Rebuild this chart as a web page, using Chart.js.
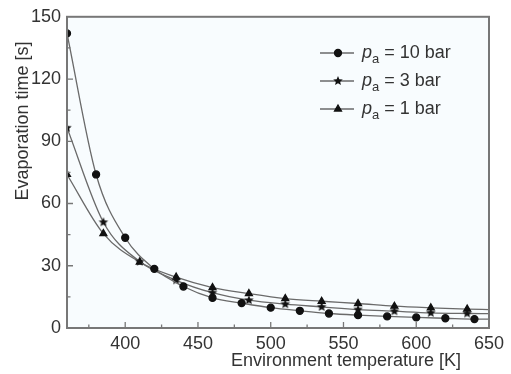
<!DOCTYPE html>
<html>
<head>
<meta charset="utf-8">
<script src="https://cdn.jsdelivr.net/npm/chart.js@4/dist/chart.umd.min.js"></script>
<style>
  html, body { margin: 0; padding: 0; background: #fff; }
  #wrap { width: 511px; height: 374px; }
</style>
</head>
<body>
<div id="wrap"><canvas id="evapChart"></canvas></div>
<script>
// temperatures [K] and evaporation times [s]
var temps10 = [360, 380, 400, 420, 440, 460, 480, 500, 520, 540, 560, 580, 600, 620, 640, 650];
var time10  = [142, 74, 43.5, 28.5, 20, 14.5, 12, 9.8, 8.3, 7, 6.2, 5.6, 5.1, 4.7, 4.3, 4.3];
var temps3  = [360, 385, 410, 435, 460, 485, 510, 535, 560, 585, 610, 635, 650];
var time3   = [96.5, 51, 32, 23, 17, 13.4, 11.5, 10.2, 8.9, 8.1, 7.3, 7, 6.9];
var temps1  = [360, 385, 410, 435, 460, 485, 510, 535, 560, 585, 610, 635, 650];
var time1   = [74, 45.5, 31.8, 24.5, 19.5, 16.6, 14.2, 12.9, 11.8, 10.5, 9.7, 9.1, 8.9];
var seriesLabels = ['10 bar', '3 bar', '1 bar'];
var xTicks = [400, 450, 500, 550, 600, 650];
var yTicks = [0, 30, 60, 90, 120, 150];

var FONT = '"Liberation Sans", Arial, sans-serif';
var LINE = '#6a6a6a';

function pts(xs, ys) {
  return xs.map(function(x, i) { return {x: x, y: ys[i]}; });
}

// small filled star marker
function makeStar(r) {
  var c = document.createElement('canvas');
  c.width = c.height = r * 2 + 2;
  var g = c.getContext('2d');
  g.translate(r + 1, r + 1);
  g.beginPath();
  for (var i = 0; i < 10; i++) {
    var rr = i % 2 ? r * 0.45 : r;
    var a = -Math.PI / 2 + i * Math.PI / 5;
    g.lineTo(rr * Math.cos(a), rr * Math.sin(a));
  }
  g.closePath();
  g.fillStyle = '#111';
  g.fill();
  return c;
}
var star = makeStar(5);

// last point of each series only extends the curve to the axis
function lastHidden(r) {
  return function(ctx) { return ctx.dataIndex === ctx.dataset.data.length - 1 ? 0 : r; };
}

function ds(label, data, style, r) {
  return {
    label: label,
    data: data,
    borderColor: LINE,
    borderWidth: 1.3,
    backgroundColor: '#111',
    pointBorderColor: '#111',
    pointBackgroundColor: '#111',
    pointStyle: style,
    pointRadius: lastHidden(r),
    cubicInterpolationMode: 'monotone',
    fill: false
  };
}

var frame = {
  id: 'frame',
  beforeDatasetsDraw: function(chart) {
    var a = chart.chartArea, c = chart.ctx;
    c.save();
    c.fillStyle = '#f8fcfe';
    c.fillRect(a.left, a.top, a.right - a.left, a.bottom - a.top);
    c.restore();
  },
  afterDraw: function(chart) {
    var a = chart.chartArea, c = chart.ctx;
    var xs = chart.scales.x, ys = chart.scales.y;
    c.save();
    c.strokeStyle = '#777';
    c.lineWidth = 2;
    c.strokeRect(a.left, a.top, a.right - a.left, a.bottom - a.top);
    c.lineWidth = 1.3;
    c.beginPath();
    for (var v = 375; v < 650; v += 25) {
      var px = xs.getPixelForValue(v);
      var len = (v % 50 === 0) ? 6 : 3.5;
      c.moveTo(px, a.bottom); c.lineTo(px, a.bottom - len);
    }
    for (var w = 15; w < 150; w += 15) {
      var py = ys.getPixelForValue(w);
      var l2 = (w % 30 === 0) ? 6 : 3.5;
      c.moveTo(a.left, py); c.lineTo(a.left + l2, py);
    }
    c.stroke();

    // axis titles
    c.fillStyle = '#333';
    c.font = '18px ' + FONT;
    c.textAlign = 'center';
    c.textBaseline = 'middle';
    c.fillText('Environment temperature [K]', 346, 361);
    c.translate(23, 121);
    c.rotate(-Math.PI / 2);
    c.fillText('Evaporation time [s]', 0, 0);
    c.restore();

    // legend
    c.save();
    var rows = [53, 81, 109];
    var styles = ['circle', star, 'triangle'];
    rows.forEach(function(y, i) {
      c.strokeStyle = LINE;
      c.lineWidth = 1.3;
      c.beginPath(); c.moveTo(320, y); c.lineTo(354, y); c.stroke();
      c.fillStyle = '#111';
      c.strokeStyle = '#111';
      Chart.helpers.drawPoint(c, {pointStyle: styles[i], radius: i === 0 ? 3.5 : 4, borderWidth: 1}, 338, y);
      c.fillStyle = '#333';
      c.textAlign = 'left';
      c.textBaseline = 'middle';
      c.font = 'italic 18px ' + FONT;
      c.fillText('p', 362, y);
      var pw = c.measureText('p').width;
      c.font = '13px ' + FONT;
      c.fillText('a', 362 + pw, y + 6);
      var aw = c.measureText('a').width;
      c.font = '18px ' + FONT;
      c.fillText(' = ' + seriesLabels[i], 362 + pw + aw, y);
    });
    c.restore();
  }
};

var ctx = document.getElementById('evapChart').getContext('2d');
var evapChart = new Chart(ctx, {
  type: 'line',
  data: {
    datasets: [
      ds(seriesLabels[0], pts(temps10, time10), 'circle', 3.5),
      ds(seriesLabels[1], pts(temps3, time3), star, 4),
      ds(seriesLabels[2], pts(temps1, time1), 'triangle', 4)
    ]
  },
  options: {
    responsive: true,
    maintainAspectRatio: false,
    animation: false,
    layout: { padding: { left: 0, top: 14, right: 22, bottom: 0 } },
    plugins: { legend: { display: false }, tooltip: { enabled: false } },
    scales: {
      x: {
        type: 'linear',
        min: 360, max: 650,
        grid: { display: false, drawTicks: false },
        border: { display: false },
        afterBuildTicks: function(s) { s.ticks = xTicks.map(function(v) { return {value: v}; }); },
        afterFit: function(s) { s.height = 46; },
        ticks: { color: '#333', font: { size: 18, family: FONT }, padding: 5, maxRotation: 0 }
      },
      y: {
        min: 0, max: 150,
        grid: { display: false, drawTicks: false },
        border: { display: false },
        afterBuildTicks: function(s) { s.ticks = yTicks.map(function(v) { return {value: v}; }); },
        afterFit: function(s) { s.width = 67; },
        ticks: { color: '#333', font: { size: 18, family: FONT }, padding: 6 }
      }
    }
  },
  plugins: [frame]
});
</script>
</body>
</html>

# # #

◆ REQUIREMENT
Omit every picture, then reproduce the rest of the listing exactly.

◆ RESPONSE
Rebuild this chart as a web page, using Chart.js.
<!DOCTYPE html>
<html>
<head>
<meta charset="utf-8">
<script src="https://cdn.jsdelivr.net/npm/chart.js@4/dist/chart.umd.min.js"></script>
<style>
  html, body { margin: 0; padding: 0; background: #fff; }
  #wrap { width: 511px; height: 374px; }
</style>
</head>
<body>
<div id="wrap"><canvas id="evapChart"></canvas></div>
<script>
// temperatures [K] and evaporation times [s]
var temps10 = [360, 380, 400, 420, 440, 460, 480, 500, 520, 540, 560, 580, 600, 620, 640, 650];
var time10  = [142, 74, 43.5, 28.5, 20, 14.5, 12, 9.8, 8.3, 7, 6.2, 5.6, 5.1, 4.7, 4.3, 4.3];
var temps3  = [360, 385, 410, 435, 460, 485, 510, 535, 560, 585, 610, 635, 650];
var time3   = [96.5, 51, 32, 23, 17, 13.4, 11.5, 10.2, 8.9, 8.1, 7.3, 7, 6.9];
var temps1  = [360, 385, 410, 435, 460, 485, 510, 535, 560, 585, 610, 635, 650];
var time1   = [74, 45.5, 31.8, 24.5, 19.5, 16.6, 14.2, 12.9, 11.8, 10.5, 9.7, 9.1, 8.9];
var seriesLabels = ['10 bar', '3 bar', '1 bar'];
var xTicks = [400, 450, 500, 550, 600, 650];
var yTicks = [0, 30, 60, 90, 120, 150];

var FONT = '"Liberation Sans", Arial, sans-serif';
var LINE = '#6a6a6a';

function pts(xs, ys) {
  return xs.map(function(x, i) { return {x: x, y: ys[i]}; });
}

// small filled star marker
function makeStar(r) {
  var c = document.createElement('canvas');
  c.width = c.height = r * 2 + 2;
  var g = c.getContext('2d');
  g.translate(r + 1, r + 1);
  g.beginPath();
  for (var i = 0; i < 10; i++) {
    var rr = i % 2 ? r * 0.45 : r;
    var a = -Math.PI / 2 + i * Math.PI / 5;
    g.lineTo(rr * Math.cos(a), rr * Math.sin(a));
  }
  g.closePath();
  g.fillStyle = '#111';
  g.fill();
  return c;
}
var star = makeStar(5);

// last point of each series only extends the curve to the axis
function lastHidden(r) {
  return function(ctx) { return ctx.dataIndex === ctx.dataset.data.length - 1 ? 0 : r; };
}

function ds(label, data, style, r) {
  return {
    label: label,
    data: data,
    borderColor: LINE,
    borderWidth: 1.3,
    backgroundColor: '#111',
    pointBorderColor: '#111',
    pointBackgroundColor: '#111',
    pointStyle: style,
    pointRadius: lastHidden(r),
    cubicInterpolationMode: 'monotone',
    fill: false
  };
}

var frame = {
  id: 'frame',
  beforeDatasetsDraw: function(chart) {
    var a = chart.chartArea, c = chart.ctx;
    c.save();
    c.fillStyle = '#f8fcfe';
    c.fillRect(a.left, a.top, a.right - a.left, a.bottom - a.top);
    c.restore();
  },
  afterDraw: function(chart) {
    var a = chart.chartArea, c = chart.ctx;
    var xs = chart.scales.x, ys = chart.scales.y;
    c.save();
    c.strokeStyle = '#777';
    c.lineWidth = 2;
    c.strokeRect(a.left, a.top, a.right - a.left, a.bottom - a.top);
    c.lineWidth = 1.3;
    c.beginPath();
    for (var v = 375; v < 650; v += 25) {
      var px = xs.getPixelForValue(v);
      var len = (v % 50 === 0) ? 6 : 3.5;
      c.moveTo(px, a.bottom); c.lineTo(px, a.bottom - len);
    }
    for (var w = 15; w < 150; w += 15) {
      var py = ys.getPixelForValue(w);
      var l2 = (w % 30 === 0) ? 6 : 3.5;
      c.moveTo(a.left, py); c.lineTo(a.left + l2, py);
    }
    c.stroke();

    // axis titles
    c.fillStyle = '#333';
    c.font = '18px ' + FONT;
    c.textAlign = 'center';
    c.textBaseline = 'middle';
    c.fillText('Environment temperature [K]', 346, 361);
    c.translate(23, 121);
    c.rotate(-Math.PI / 2);
    c.fillText('Evaporation time [s]', 0, 0);
    c.restore();

    // legend
    c.save();
    var rows = [53, 81, 109];
    var styles = ['circle', star, 'triangle'];
    rows.forEach(function(y, i) {
      c.strokeStyle = LINE;
      c.lineWidth = 1.3;
      c.beginPath(); c.moveTo(320, y); c.lineTo(354, y); c.stroke();
      c.fillStyle = '#111';
      c.strokeStyle = '#111';
      Chart.helpers.drawPoint(c, {pointStyle: styles[i], radius: i === 0 ? 3.5 : 4, borderWidth: 1}, 338, y);
      c.fillStyle = '#333';
      c.textAlign = 'left';
      c.textBaseline = 'middle';
      c.font = 'italic 18px ' + FONT;
      c.fillText('p', 362, y);
      var pw = c.measureText('p').width;
      c.font = '13px ' + FONT;
      c.fillText('a', 362 + pw, y + 6);
      var aw = c.measureText('a').width;
      c.font = '18px ' + FONT;
      c.fillText(' = ' + seriesLabels[i], 362 + pw + aw, y);
    });
    c.restore();
  }
};

var ctx = document.getElementById('evapChart').getContext('2d');
var evapChart = new Chart(ctx, {
  type: 'line',
  data: {
    datasets: [
      ds(seriesLabels[0], pts(temps10, time10), 'circle', 3.5),
      ds(seriesLabels[1], pts(temps3, time3), star, 4),
      ds(seriesLabels[2], pts(temps1, time1), 'triangle', 4)
    ]
  },
  options: {
    responsive: true,
    maintainAspectRatio: false,
    animation: false,
    layout: { padding: { left: 0, top: 14, right: 22, bottom: 0 } },
    plugins: { legend: { display: false }, tooltip: { enabled: false } },
    scales: {
      x: {
        type: 'linear',
        min: 360, max: 650,
        grid: { display: false, drawTicks: false },
        border: { display: false },
        afterBuildTicks: function(s) { s.ticks = xTicks.map(function(v) { return {value: v}; }); },
        afterFit: function(s) { s.height = 46; },
        ticks: { color: '#333', font: { size: 18, family: FONT }, padding: 5, maxRotation: 0 }
      },
      y: {
        min: 0, max: 150,
        grid: { display: false, drawTicks: false },
        border: { display: false },
        afterBuildTicks: function(s) { s.ticks = yTicks.map(function(v) { return {value: v}; }); },
        afterFit: function(s) { s.width = 67; },
        ticks: { color: '#333', font: { size: 18, family: FONT }, padding: 6 }
      }
    }
  },
  plugins: [frame]
});
</script>
</body>
</html>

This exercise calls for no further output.